═════ Recorded data ═════

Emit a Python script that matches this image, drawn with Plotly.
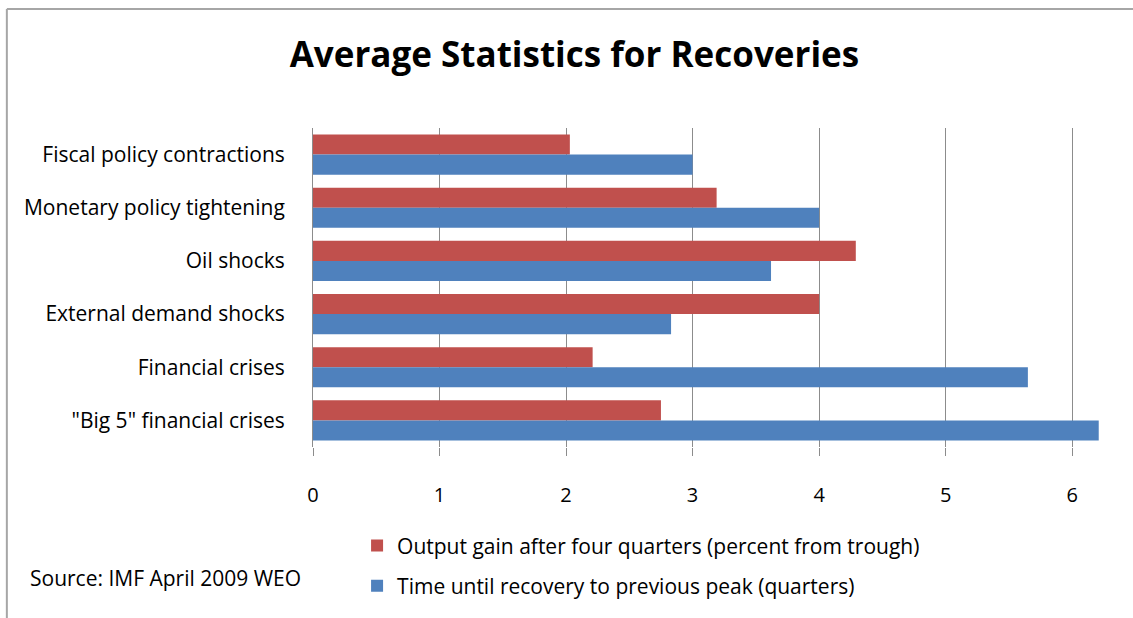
import plotly.graph_objects as go

# data
categories = [
    'Fiscal policy contractions',
    'Monetary policy tightening',
    'Oil shocks',
    'External demand shocks',
    'Financial crises',
    '"Big 5" financial crises',
]
output_gain = [2.03, 3.19, 4.29, 4.00, 2.21, 2.75]
time_to_peak = [3.00, 4.00, 3.62, 2.83, 5.65, 6.21]
x_ticks = [0, 1, 2, 3, 4, 5, 6]

red = '#C0504D'
blue = '#4F81BD'
grid = '#8C8C8C'
font = 'Open Sans'

fig = go.Figure()

fig.add_trace(go.Bar(
    y = categories, x = output_gain, orientation = 'h',
    name = 'Output gain after four quarters (percent from trough)',
    marker = dict(color = red, line = dict(width = 0)),
    legendgroup = 'a',
))
fig.add_trace(go.Bar(
    y = categories, x = time_to_peak, orientation = 'h',
    name = 'Time until recovery to previous peak (quarters)',
    marker = dict(color = blue, line = dict(width = 0)),
    legendgroup = 'b',
))

fig.update_layout(
    width = 1133,
    height = 618,
    margin = dict(l = 313, r = 33, t = 128, b = 171, autoexpand = False),
    plot_bgcolor = 'white',
    paper_bgcolor = 'white',
    barmode = 'group',
    bargap = 0.245,
    bargroupgap = 0,
    font = dict(family = font, color = 'black'),
    title = dict(
        text = '<b>Average Statistics for Recoveries</b>',
        x = 0.507, xanchor = 'center',
        y = 0.911, yanchor = 'middle',
        font = dict(size = 35, family = font, color = 'black'),
    ),
    legend = dict(
        x = 0.056, xref = 'paper', xanchor = 'left',
        y = 0.150, yref = 'container', yanchor = 'top',
        traceorder = 'grouped',
        tracegroupgap = 10,
        font = dict(size = 21, family = font),
        itemwidth = 30,
        bgcolor = 'rgba(0,0,0,0)',
    ),
)

fig.update_xaxes(
    range = [0, 6.22],
    tickvals = x_ticks,
    ticks = 'outside', ticklen = 8, tickcolor = grid,
    ticklabelstandoff = 22,
    tickfont = dict(size = 20, family = font),
    showgrid = True, gridcolor = grid, gridwidth = 1,
    zeroline = False,
    showline = False,
)
fig.update_yaxes(
    autorange = 'reversed',
    showline = True, linecolor = grid, linewidth = 1,
    ticks = '', ticklabelstandoff = 23,
    tickfont = dict(size = 21, family = font),
    showgrid = False,
)

# outer chart frame: only its top and left edges are inside the picture
frame = dict(color = '#A6A6A6', width = 2)
fig.add_shape(type = 'line', xref = 'paper', yref = 'paper',
    x0 = -0.389, x1 = 1.3, y0 = 1.373, y1 = 1.373, line = frame, layer = 'below')
fig.add_shape(type = 'line', xref = 'paper', yref = 'paper',
    x0 = -0.389, x1 = -0.389, y0 = -0.7, y1 = 1.373, line = frame, layer = 'below')

fig.add_annotation(
    text = 'Source: IMF April 2009 WEO',
    xref = 'paper', yref = 'paper',
    x = -0.362, y = -0.411, xanchor = 'left', yanchor = 'middle',
    showarrow = False,
    font = dict(size = 21, family = font),
)

# drop the default page margin so the figure sits at the window's corner
fig.write_html('out.html',
    config = {'displayModeBar': False},
    post_script = "document.body.style.margin = '0';")
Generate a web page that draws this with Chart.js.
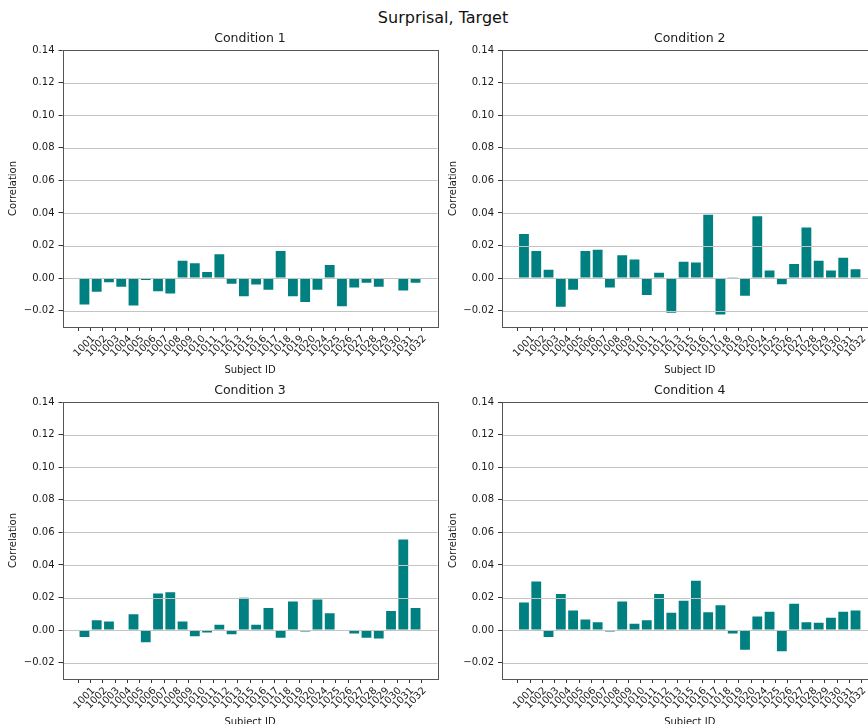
<!DOCTYPE html>
<html>
<head>
<meta charset="utf-8">
<title>Surprisal, Target</title>
<script src="https://cdn.jsdelivr.net/npm/chart.js@4.4.1/dist/chart.umd.min.js"></script>
<style>
  html, body { margin: 0; padding: 0; background: #fff; overflow: hidden; }
  #wrap { position: relative; width: 868px; height: 724px; overflow: hidden; background: #fff; }
  #sup { position: absolute; left: 0; top: 8px; width: 886px; text-align: center;
         font: 16px 'DejaVu Sans', sans-serif; line-height: 20px; color: #111; }
  canvas { position: absolute; }
</style>
</head>
<body>
<div id="wrap">
  <div id="sup">Surprisal, Target</div>
  <canvas id="c1" width="445" height="351" style="left:0px;top:26px"></canvas>
  <canvas id="c2" width="445" height="351" style="left:440px;top:26px"></canvas>
  <canvas id="c3" width="445" height="351" style="left:0px;top:378px"></canvas>
  <canvas id="c4" width="445" height="351" style="left:440px;top:378px"></canvas>
</div>
<script>
// Subjects on the x axis
const subjectIds = ['1001','1002','1003','1004','1005','1006','1007','1008','1009','1010',
                    '1011','1012','1013','1015','1016','1017','1018','1019','1020','1024',
                    '1025','1026','1027','1028','1029','1030','1031','1032'];

// Per-subject correlation for each condition
const condition1 = [-0.0162,-0.0084,-0.0025,-0.0053,-0.0168,-0.0012,-0.0080,-0.0094, 0.0106, 0.0092,
                     0.0037, 0.0147,-0.0035,-0.0112,-0.0039,-0.0072, 0.0166,-0.0112,-0.0147,-0.0072,
                     0.0080,-0.0172,-0.0057,-0.0029,-0.0053, 0.0000,-0.0076,-0.0029];
const condition2 = [ 0.0270, 0.0166, 0.0051,-0.0176,-0.0072, 0.0166, 0.0174,-0.0057, 0.0141, 0.0115,
                    -0.0104, 0.0033,-0.0213, 0.0100, 0.0096, 0.0389,-0.0223, 0.0006,-0.0108, 0.0380,
                     0.0047,-0.0037, 0.0086, 0.0311, 0.0106, 0.0047, 0.0125, 0.0055];
const condition3 = [-0.0043, 0.0061, 0.0053, 0.0000, 0.0098,-0.0074, 0.0225, 0.0233, 0.0053,-0.0037,
                    -0.0014, 0.0033,-0.0025, 0.0198, 0.0033, 0.0135,-0.0047, 0.0176,-0.0008, 0.0188,
                     0.0104, 0.0000,-0.0020,-0.0047,-0.0051, 0.0117, 0.0556, 0.0135];
const condition4 = [ 0.0170, 0.0299,-0.0043, 0.0221, 0.0121, 0.0065, 0.0049,-0.0008, 0.0176, 0.0039,
                     0.0061, 0.0221, 0.0106, 0.0180, 0.0303, 0.0110, 0.0153,-0.0020,-0.0121, 0.0084,
                     0.0112,-0.0129, 0.0162, 0.0049, 0.0045, 0.0076, 0.0112, 0.0121];

// Y axis ticks and limits
const yTicks = [-0.02, 0.00, 0.02, 0.04, 0.06, 0.08, 0.10, 0.12, 0.14];
const Y_MIN = -0.03, Y_MAX = 0.14;

// Bar index range with 5% margins around the bars (width 0.8)
const X_MIN = -1.79, X_MAX = 28.79;

const BAR = '#008080';
const GRID = '#c4c4c4';
const SPINE = '#555555';
const INK = '#1a1a1a';
const FONT = "'DejaVu Sans', sans-serif";

Chart.defaults.font.family = FONT;
Chart.defaults.color = INK;

// Horizontal grid on top of the bars, the four-sided axes frame,
// and the panel title centred over the plotting area
const gridAndFrame = {
  id: 'gridAndFrame',
  afterDatasetsDraw(chart, args, opts) {
    const { ctx, chartArea: a, scales: { y } } = chart;
    ctx.save();
    ctx.lineWidth = 1;
    ctx.strokeStyle = GRID;
    yTicks.forEach(v => {
      const py = Math.round(y.getPixelForValue(v)) + 0.5;
      ctx.beginPath();
      ctx.moveTo(a.left, py);
      ctx.lineTo(a.right, py);
      ctx.stroke();
    });
    ctx.strokeStyle = SPINE;
    ctx.strokeRect(Math.round(a.left) + 0.5, Math.round(a.top) + 0.5,
                   Math.round(a.right - a.left), Math.round(a.bottom - a.top));
    ctx.fillStyle = INK;
    ctx.font = '12.5px ' + FONT;
    ctx.textAlign = 'center';
    ctx.textBaseline = 'middle';
    ctx.fillText(opts.text, (a.left + a.right) / 2, a.top - 11);
    ctx.restore();
  }
};

const fmt = v => (v < -1e-9 ? '\u2212' : '') + Math.abs(v).toFixed(2);

function makePanel(canvasId, title, values, yAxisWidth) {
  return new Chart(document.getElementById(canvasId), {
    type: 'bar',
    data: {
      datasets: [{
        data: subjectIds.map((s, i) => ({ x: i, y: values[i] })),
        backgroundColor: BAR,
        borderWidth: 0,
        barPercentage: 0.8,
        categoryPercentage: 1.0
      }]
    },
    options: {
      responsive: false,
      animation: false,
      devicePixelRatio: 1,
      layout: { padding: { top: 24, left: 0, right: 7.5, bottom: 0 } },
      plugins: {
        legend: { display: false },
        tooltip: { enabled: false },
        title: { display: false },
        gridAndFrame: { text: title }
      },
      scales: {
        x: {
          type: 'linear', min: X_MIN, max: X_MAX, offset: false,
          afterBuildTicks: s => { s.ticks = subjectIds.map((_, i) => ({ value: i })); },
          afterFit: s => { s.height = 50; s.paddingLeft = 0; s.paddingRight = 0; },
          ticks: {
            autoSkip: false, minRotation: 45, maxRotation: 45,
            labelOffset: 9, padding: 2, color: INK, font: { size: 10 },
            callback: v => subjectIds[Math.round(v)]
          },
          grid: { drawOnChartArea: false, drawTicks: true, tickLength: 4, tickColor: '#333' },
          border: { display: false },
          title: {
            display: true, text: 'Subject ID', color: INK,
            font: { size: 10 }, padding: { top: 0, bottom: 1 }
          }
        },
        y: {
          min: Y_MIN, max: Y_MAX,
          afterBuildTicks: s => { s.ticks = yTicks.map(v => ({ value: v })); },
          afterFit: s => { s.width = yAxisWidth; s.paddingTop = 0; s.paddingBottom = 0; },
          ticks: { padding: 4, color: INK, font: { size: 10 }, callback: v => fmt(v) },
          grid: { drawOnChartArea: false, drawTicks: true, tickLength: 4, tickColor: '#333' },
          border: { display: false },
          title: {
            display: true, text: 'Correlation', color: INK,
            font: { size: 10 }, padding: { top: 7, bottom: 0 }
          }
        }
      }
    },
    plugins: [gridAndFrame]
  });
}

makePanel('c1', 'Condition 1', condition1, 62.5);
makePanel('c2', 'Condition 2', condition2, 62);
makePanel('c3', 'Condition 3', condition3, 62.5);
makePanel('c4', 'Condition 4', condition4, 62);
</script>
</body>
</html>
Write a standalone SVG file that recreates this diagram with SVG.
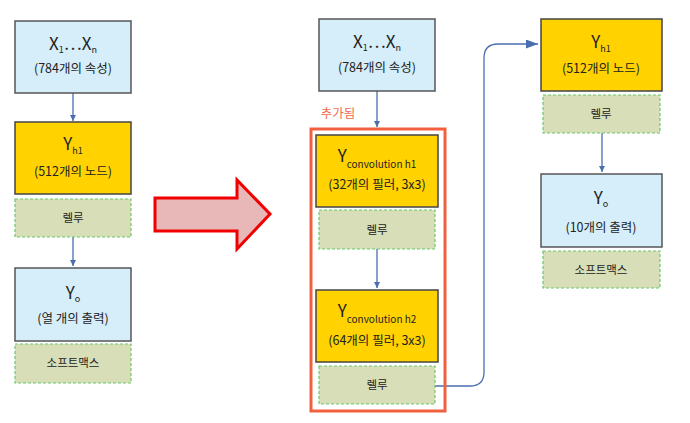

═════

Short exercise
Restate, line by line and word for word, everything from the top of the material through the line that contains "import plotly.graph_objects as go". Leave pictures out.

Final result
Emit a Python script that matches this image, drawn with Plotly.
import plotly.graph_objects as go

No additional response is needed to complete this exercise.